Source material:
◆ ◆ ◆ ◆

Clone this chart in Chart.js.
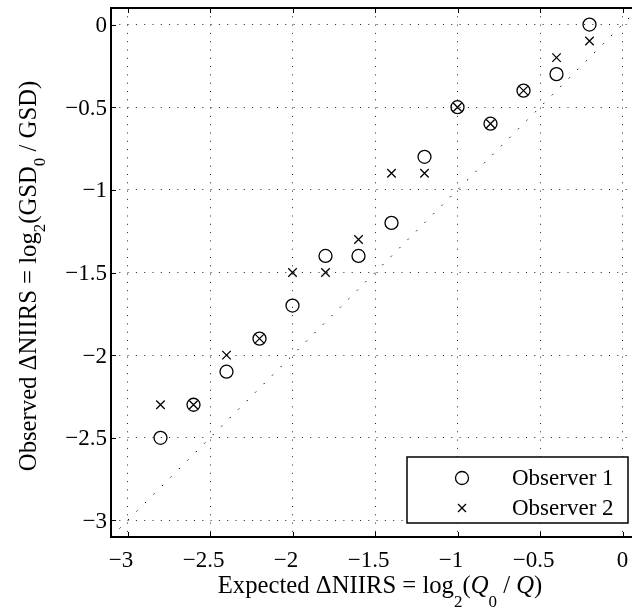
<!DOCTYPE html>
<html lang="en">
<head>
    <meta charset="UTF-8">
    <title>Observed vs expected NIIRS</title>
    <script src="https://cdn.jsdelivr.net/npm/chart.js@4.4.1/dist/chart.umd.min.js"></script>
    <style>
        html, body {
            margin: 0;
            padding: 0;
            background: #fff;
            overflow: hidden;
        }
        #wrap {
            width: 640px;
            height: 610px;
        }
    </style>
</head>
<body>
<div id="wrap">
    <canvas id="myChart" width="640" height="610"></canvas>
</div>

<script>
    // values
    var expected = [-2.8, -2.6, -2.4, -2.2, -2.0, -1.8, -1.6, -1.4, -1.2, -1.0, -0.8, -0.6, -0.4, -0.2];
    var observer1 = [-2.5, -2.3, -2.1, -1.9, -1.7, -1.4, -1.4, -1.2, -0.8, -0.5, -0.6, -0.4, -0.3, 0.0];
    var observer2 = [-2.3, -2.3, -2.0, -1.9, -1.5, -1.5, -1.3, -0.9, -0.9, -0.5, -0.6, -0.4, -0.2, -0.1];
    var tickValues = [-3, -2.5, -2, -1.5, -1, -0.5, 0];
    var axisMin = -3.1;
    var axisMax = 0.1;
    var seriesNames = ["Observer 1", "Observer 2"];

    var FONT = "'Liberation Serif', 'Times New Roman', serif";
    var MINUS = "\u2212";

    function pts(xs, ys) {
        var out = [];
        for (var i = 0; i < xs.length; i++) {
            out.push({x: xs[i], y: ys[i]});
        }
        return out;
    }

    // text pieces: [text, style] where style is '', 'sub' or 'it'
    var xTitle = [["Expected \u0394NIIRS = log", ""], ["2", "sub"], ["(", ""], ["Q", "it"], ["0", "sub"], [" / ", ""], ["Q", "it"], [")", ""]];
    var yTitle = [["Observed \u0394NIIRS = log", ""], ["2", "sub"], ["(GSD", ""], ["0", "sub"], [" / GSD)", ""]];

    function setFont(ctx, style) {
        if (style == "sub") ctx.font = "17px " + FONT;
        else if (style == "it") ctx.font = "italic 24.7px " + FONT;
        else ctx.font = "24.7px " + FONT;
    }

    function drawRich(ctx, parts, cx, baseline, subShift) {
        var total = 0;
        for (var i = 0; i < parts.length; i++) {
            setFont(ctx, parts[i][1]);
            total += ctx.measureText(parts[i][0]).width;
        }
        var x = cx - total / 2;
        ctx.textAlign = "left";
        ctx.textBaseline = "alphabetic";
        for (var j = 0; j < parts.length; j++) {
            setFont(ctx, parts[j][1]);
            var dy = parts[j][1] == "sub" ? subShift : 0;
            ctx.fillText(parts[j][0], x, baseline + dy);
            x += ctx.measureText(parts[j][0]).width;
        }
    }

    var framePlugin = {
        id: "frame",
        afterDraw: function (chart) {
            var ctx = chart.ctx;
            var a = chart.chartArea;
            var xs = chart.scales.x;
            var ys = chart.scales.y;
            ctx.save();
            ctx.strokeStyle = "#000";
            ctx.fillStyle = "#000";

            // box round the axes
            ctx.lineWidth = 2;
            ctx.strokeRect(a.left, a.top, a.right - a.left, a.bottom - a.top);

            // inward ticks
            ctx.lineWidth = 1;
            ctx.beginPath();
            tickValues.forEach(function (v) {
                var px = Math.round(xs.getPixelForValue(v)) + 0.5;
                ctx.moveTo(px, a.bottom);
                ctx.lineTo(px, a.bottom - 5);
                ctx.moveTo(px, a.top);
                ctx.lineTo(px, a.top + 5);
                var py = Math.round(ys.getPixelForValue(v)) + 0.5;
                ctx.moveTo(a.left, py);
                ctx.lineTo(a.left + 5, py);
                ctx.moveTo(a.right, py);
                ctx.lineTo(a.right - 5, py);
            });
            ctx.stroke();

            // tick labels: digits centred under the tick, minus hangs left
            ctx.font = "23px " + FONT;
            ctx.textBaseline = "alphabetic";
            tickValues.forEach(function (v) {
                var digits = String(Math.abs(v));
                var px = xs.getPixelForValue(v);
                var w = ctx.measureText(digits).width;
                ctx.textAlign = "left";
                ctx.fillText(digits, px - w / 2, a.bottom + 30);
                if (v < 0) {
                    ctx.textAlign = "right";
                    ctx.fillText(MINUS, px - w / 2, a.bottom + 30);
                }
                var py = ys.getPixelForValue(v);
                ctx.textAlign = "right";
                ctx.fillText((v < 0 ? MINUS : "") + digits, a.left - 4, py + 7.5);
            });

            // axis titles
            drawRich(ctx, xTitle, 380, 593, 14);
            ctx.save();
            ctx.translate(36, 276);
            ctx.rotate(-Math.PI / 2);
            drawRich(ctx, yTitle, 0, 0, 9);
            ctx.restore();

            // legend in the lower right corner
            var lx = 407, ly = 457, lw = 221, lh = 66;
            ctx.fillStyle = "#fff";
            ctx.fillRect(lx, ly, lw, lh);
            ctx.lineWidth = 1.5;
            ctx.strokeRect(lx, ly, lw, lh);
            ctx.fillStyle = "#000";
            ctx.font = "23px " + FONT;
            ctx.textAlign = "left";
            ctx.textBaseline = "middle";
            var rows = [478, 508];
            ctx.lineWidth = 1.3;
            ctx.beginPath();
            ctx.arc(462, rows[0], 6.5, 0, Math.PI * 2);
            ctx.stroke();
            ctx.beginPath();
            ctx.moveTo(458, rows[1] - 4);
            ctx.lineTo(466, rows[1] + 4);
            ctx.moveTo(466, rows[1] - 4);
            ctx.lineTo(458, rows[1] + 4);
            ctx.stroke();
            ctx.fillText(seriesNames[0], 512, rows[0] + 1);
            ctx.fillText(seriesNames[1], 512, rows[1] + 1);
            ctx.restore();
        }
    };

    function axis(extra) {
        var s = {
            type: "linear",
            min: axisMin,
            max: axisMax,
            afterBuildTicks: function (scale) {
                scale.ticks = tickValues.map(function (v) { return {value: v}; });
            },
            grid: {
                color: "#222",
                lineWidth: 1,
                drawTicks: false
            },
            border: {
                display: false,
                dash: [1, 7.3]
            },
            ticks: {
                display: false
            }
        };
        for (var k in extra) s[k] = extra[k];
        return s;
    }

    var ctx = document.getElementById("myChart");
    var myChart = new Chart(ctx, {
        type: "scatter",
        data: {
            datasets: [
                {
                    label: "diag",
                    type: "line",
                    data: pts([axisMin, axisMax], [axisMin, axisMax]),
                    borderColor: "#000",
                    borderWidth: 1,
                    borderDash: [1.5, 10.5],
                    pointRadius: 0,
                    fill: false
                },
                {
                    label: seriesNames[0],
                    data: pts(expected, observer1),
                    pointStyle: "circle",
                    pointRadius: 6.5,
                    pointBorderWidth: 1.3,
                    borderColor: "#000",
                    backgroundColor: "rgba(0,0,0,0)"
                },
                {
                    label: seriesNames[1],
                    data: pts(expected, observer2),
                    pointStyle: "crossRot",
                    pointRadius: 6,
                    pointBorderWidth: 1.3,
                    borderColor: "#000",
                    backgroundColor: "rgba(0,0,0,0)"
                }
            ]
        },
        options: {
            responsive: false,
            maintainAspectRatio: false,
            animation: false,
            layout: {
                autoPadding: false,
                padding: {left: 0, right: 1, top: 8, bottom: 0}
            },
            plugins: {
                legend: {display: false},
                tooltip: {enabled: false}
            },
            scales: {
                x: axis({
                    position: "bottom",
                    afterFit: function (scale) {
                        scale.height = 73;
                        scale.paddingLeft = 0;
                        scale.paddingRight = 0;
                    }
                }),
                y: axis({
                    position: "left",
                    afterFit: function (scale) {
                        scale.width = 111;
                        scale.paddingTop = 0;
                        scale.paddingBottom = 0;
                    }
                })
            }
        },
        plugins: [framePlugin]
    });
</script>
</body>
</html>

◆ ◆ ◆ ◆

What the task requires: Write the full listing out again with every line unchanged, but include no pictures.

Reply to the task:
Clone this chart in Chart.js.
<!DOCTYPE html>
<html lang="en">
<head>
    <meta charset="UTF-8">
    <title>Observed vs expected NIIRS</title>
    <script src="https://cdn.jsdelivr.net/npm/chart.js@4.4.1/dist/chart.umd.min.js"></script>
    <style>
        html, body {
            margin: 0;
            padding: 0;
            background: #fff;
            overflow: hidden;
        }
        #wrap {
            width: 640px;
            height: 610px;
        }
    </style>
</head>
<body>
<div id="wrap">
    <canvas id="myChart" width="640" height="610"></canvas>
</div>

<script>
    // values
    var expected = [-2.8, -2.6, -2.4, -2.2, -2.0, -1.8, -1.6, -1.4, -1.2, -1.0, -0.8, -0.6, -0.4, -0.2];
    var observer1 = [-2.5, -2.3, -2.1, -1.9, -1.7, -1.4, -1.4, -1.2, -0.8, -0.5, -0.6, -0.4, -0.3, 0.0];
    var observer2 = [-2.3, -2.3, -2.0, -1.9, -1.5, -1.5, -1.3, -0.9, -0.9, -0.5, -0.6, -0.4, -0.2, -0.1];
    var tickValues = [-3, -2.5, -2, -1.5, -1, -0.5, 0];
    var axisMin = -3.1;
    var axisMax = 0.1;
    var seriesNames = ["Observer 1", "Observer 2"];

    var FONT = "'Liberation Serif', 'Times New Roman', serif";
    var MINUS = "\u2212";

    function pts(xs, ys) {
        var out = [];
        for (var i = 0; i < xs.length; i++) {
            out.push({x: xs[i], y: ys[i]});
        }
        return out;
    }

    // text pieces: [text, style] where style is '', 'sub' or 'it'
    var xTitle = [["Expected \u0394NIIRS = log", ""], ["2", "sub"], ["(", ""], ["Q", "it"], ["0", "sub"], [" / ", ""], ["Q", "it"], [")", ""]];
    var yTitle = [["Observed \u0394NIIRS = log", ""], ["2", "sub"], ["(GSD", ""], ["0", "sub"], [" / GSD)", ""]];

    function setFont(ctx, style) {
        if (style == "sub") ctx.font = "17px " + FONT;
        else if (style == "it") ctx.font = "italic 24.7px " + FONT;
        else ctx.font = "24.7px " + FONT;
    }

    function drawRich(ctx, parts, cx, baseline, subShift) {
        var total = 0;
        for (var i = 0; i < parts.length; i++) {
            setFont(ctx, parts[i][1]);
            total += ctx.measureText(parts[i][0]).width;
        }
        var x = cx - total / 2;
        ctx.textAlign = "left";
        ctx.textBaseline = "alphabetic";
        for (var j = 0; j < parts.length; j++) {
            setFont(ctx, parts[j][1]);
            var dy = parts[j][1] == "sub" ? subShift : 0;
            ctx.fillText(parts[j][0], x, baseline + dy);
            x += ctx.measureText(parts[j][0]).width;
        }
    }

    var framePlugin = {
        id: "frame",
        afterDraw: function (chart) {
            var ctx = chart.ctx;
            var a = chart.chartArea;
            var xs = chart.scales.x;
            var ys = chart.scales.y;
            ctx.save();
            ctx.strokeStyle = "#000";
            ctx.fillStyle = "#000";

            // box round the axes
            ctx.lineWidth = 2;
            ctx.strokeRect(a.left, a.top, a.right - a.left, a.bottom - a.top);

            // inward ticks
            ctx.lineWidth = 1;
            ctx.beginPath();
            tickValues.forEach(function (v) {
                var px = Math.round(xs.getPixelForValue(v)) + 0.5;
                ctx.moveTo(px, a.bottom);
                ctx.lineTo(px, a.bottom - 5);
                ctx.moveTo(px, a.top);
                ctx.lineTo(px, a.top + 5);
                var py = Math.round(ys.getPixelForValue(v)) + 0.5;
                ctx.moveTo(a.left, py);
                ctx.lineTo(a.left + 5, py);
                ctx.moveTo(a.right, py);
                ctx.lineTo(a.right - 5, py);
            });
            ctx.stroke();

            // tick labels: digits centred under the tick, minus hangs left
            ctx.font = "23px " + FONT;
            ctx.textBaseline = "alphabetic";
            tickValues.forEach(function (v) {
                var digits = String(Math.abs(v));
                var px = xs.getPixelForValue(v);
                var w = ctx.measureText(digits).width;
                ctx.textAlign = "left";
                ctx.fillText(digits, px - w / 2, a.bottom + 30);
                if (v < 0) {
                    ctx.textAlign = "right";
                    ctx.fillText(MINUS, px - w / 2, a.bottom + 30);
                }
                var py = ys.getPixelForValue(v);
                ctx.textAlign = "right";
                ctx.fillText((v < 0 ? MINUS : "") + digits, a.left - 4, py + 7.5);
            });

            // axis titles
            drawRich(ctx, xTitle, 380, 593, 14);
            ctx.save();
            ctx.translate(36, 276);
            ctx.rotate(-Math.PI / 2);
            drawRich(ctx, yTitle, 0, 0, 9);
            ctx.restore();

            // legend in the lower right corner
            var lx = 407, ly = 457, lw = 221, lh = 66;
            ctx.fillStyle = "#fff";
            ctx.fillRect(lx, ly, lw, lh);
            ctx.lineWidth = 1.5;
            ctx.strokeRect(lx, ly, lw, lh);
            ctx.fillStyle = "#000";
            ctx.font = "23px " + FONT;
            ctx.textAlign = "left";
            ctx.textBaseline = "middle";
            var rows = [478, 508];
            ctx.lineWidth = 1.3;
            ctx.beginPath();
            ctx.arc(462, rows[0], 6.5, 0, Math.PI * 2);
            ctx.stroke();
            ctx.beginPath();
            ctx.moveTo(458, rows[1] - 4);
            ctx.lineTo(466, rows[1] + 4);
            ctx.moveTo(466, rows[1] - 4);
            ctx.lineTo(458, rows[1] + 4);
            ctx.stroke();
            ctx.fillText(seriesNames[0], 512, rows[0] + 1);
            ctx.fillText(seriesNames[1], 512, rows[1] + 1);
            ctx.restore();
        }
    };

    function axis(extra) {
        var s = {
            type: "linear",
            min: axisMin,
            max: axisMax,
            afterBuildTicks: function (scale) {
                scale.ticks = tickValues.map(function (v) { return {value: v}; });
            },
            grid: {
                color: "#222",
                lineWidth: 1,
                drawTicks: false
            },
            border: {
                display: false,
                dash: [1, 7.3]
            },
            ticks: {
                display: false
            }
        };
        for (var k in extra) s[k] = extra[k];
        return s;
    }

    var ctx = document.getElementById("myChart");
    var myChart = new Chart(ctx, {
        type: "scatter",
        data: {
            datasets: [
                {
                    label: "diag",
                    type: "line",
                    data: pts([axisMin, axisMax], [axisMin, axisMax]),
                    borderColor: "#000",
                    borderWidth: 1,
                    borderDash: [1.5, 10.5],
                    pointRadius: 0,
                    fill: false
                },
                {
                    label: seriesNames[0],
                    data: pts(expected, observer1),
                    pointStyle: "circle",
                    pointRadius: 6.5,
                    pointBorderWidth: 1.3,
                    borderColor: "#000",
                    backgroundColor: "rgba(0,0,0,0)"
                },
                {
                    label: seriesNames[1],
                    data: pts(expected, observer2),
                    pointStyle: "crossRot",
                    pointRadius: 6,
                    pointBorderWidth: 1.3,
                    borderColor: "#000",
                    backgroundColor: "rgba(0,0,0,0)"
                }
            ]
        },
        options: {
            responsive: false,
            maintainAspectRatio: false,
            animation: false,
            layout: {
                autoPadding: false,
                padding: {left: 0, right: 1, top: 8, bottom: 0}
            },
            plugins: {
                legend: {display: false},
                tooltip: {enabled: false}
            },
            scales: {
                x: axis({
                    position: "bottom",
                    afterFit: function (scale) {
                        scale.height = 73;
                        scale.paddingLeft = 0;
                        scale.paddingRight = 0;
                    }
                }),
                y: axis({
                    position: "left",
                    afterFit: function (scale) {
                        scale.width = 111;
                        scale.paddingTop = 0;
                        scale.paddingBottom = 0;
                    }
                })
            }
        },
        plugins: [framePlugin]
    });
</script>
</body>
</html>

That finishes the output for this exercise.